Dearly beloved, avenge not yourselves - Ye are the children of God, and he loves you; and because he loves you he will permit nothing to be done to you that he will not turn to your advantage. Never take the execution of the law into your own hands; rather suffer injuries. The Son of man is come, not to destroy men's lives, but to save: be of the same spirit. When he was reviled, he reviled not again. It is the part of a noble mind to bear up under unmerited disgrace; little minds are litigious and quarrelsome.

Give place unto wrath - Δοτε τοπον τῃ οργῃ· Leave room for the civil magistrate to do his duty, he holds the sword for this purpose; and if he be unfaithful to the trust reposed in him by the state, leave the matter to God, who is the righteous judge: for by avenging yourselves you take your cause both out of the hands of the civil magistrate and out of the hands of God. I believe this to be the meaning of give place to wrath, οργῃ , punishment; the penalty which the law, properly executed, will inflict. This is well expressed by the author of the book of Ecclesiasticus, 19:17: Admonish thy neighbor before thou threaten him, and, not being, angry, Give Place to the Law of the Most High.

Vengeance is mine - This fixes the meaning of the apostle, and at once shows that the exhortation, Rather give place to wrath or punishment, means, Leave the matter to the judgment of God; it is his law that in this case is broken; and to him the infliction of deserved punishment belongs. Some think it means, "Yield a little to a man when in a violent passion, for the sake of peace, until he grow cooler."

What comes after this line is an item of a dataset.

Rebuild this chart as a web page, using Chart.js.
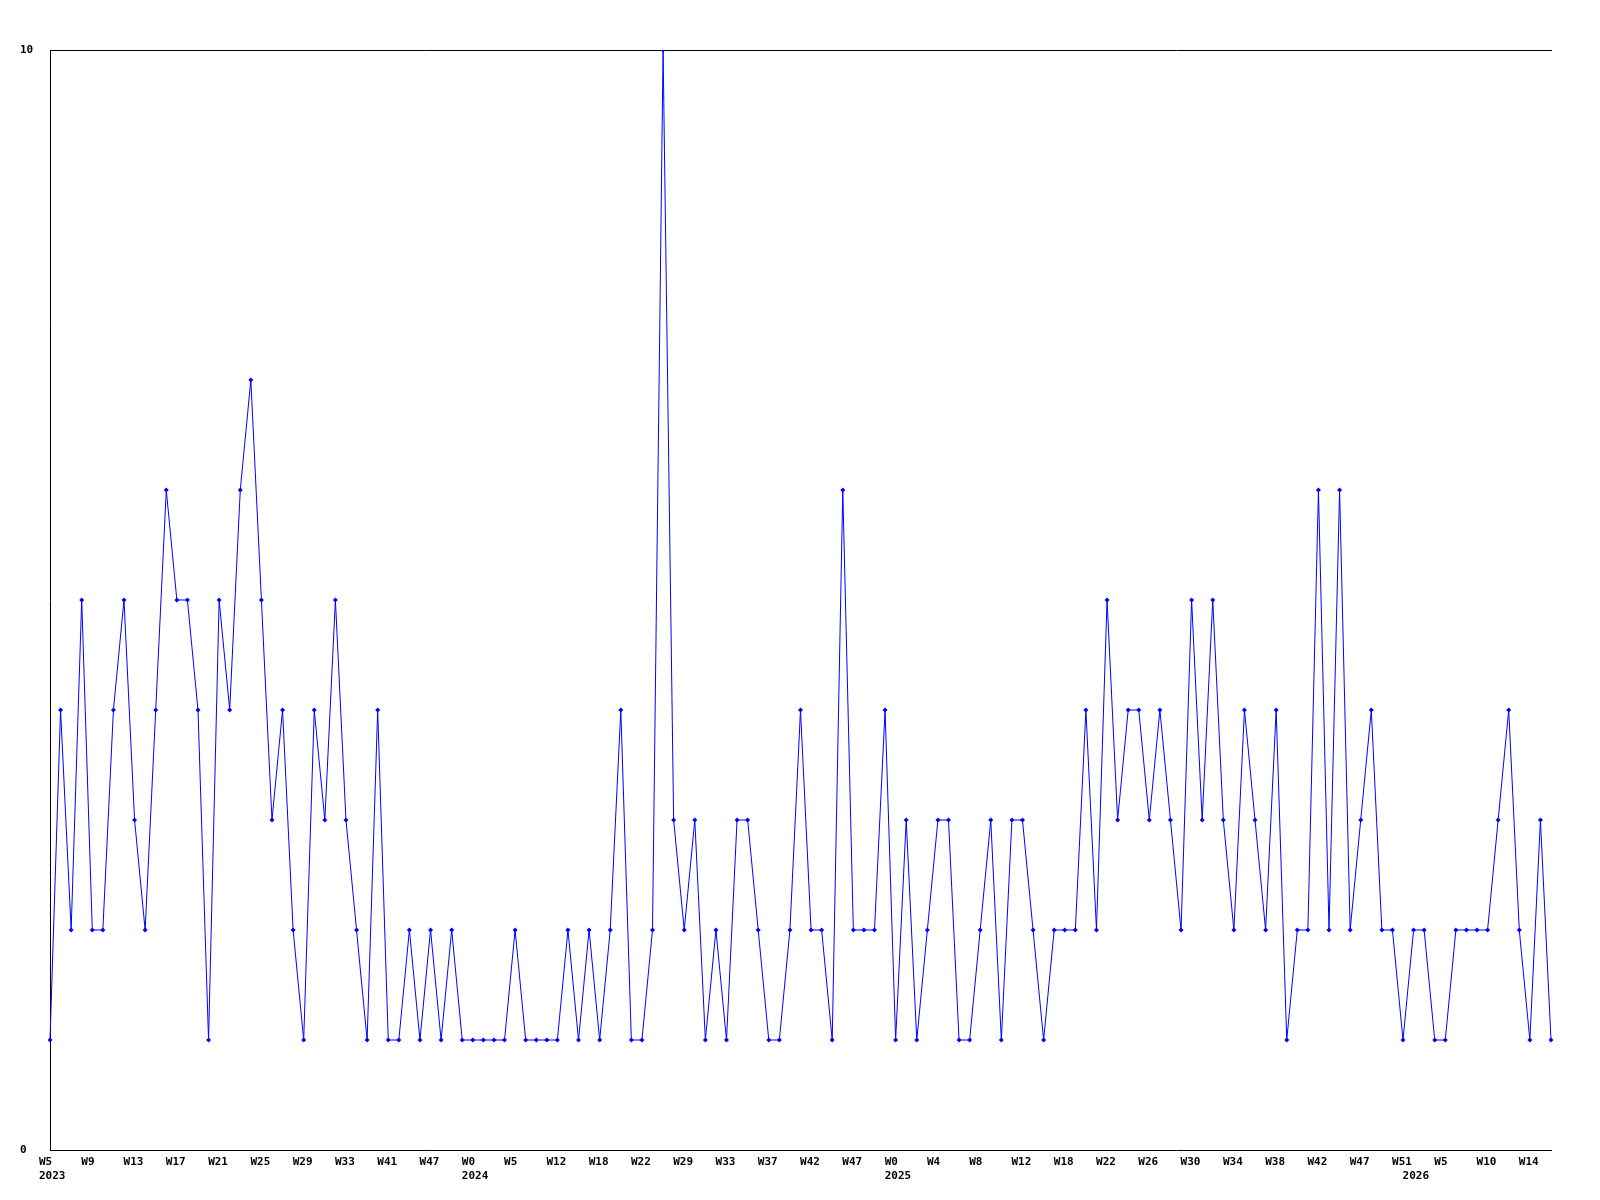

I will repay - In my own time and in my own way. But he gives the sinner space to repent, and this longsuffering leads to salvation. Dr. Taylor, after Dr. Benson, conjectures that the apostle in these directions had his eye upon the indignities which the Jews, and probably the Christians too, (for they were often confounded by the heathen), suffered by the edict of Claudius, mentioned Acts 18:2 , which "commanded all Jews to depart from Rome." Upon this occasion Aquila and Priscilla removed to Corinth, where Paul found them, and dwelt with them a considerable time. No doubt they gave him a full account of the state of the Christian Church at Rome, and of every thing relating to the late persecution under Claudius. That emperor's edict probably died with him, if it were not repealed before, and then the Jews and Christians (if the Christians were also expelled) returned again to Rome; for Aquila and Priscilla were there when Paul wrote this epistle, Romans 16:3 , which was in the fourth year of Nero, successor to Claudius.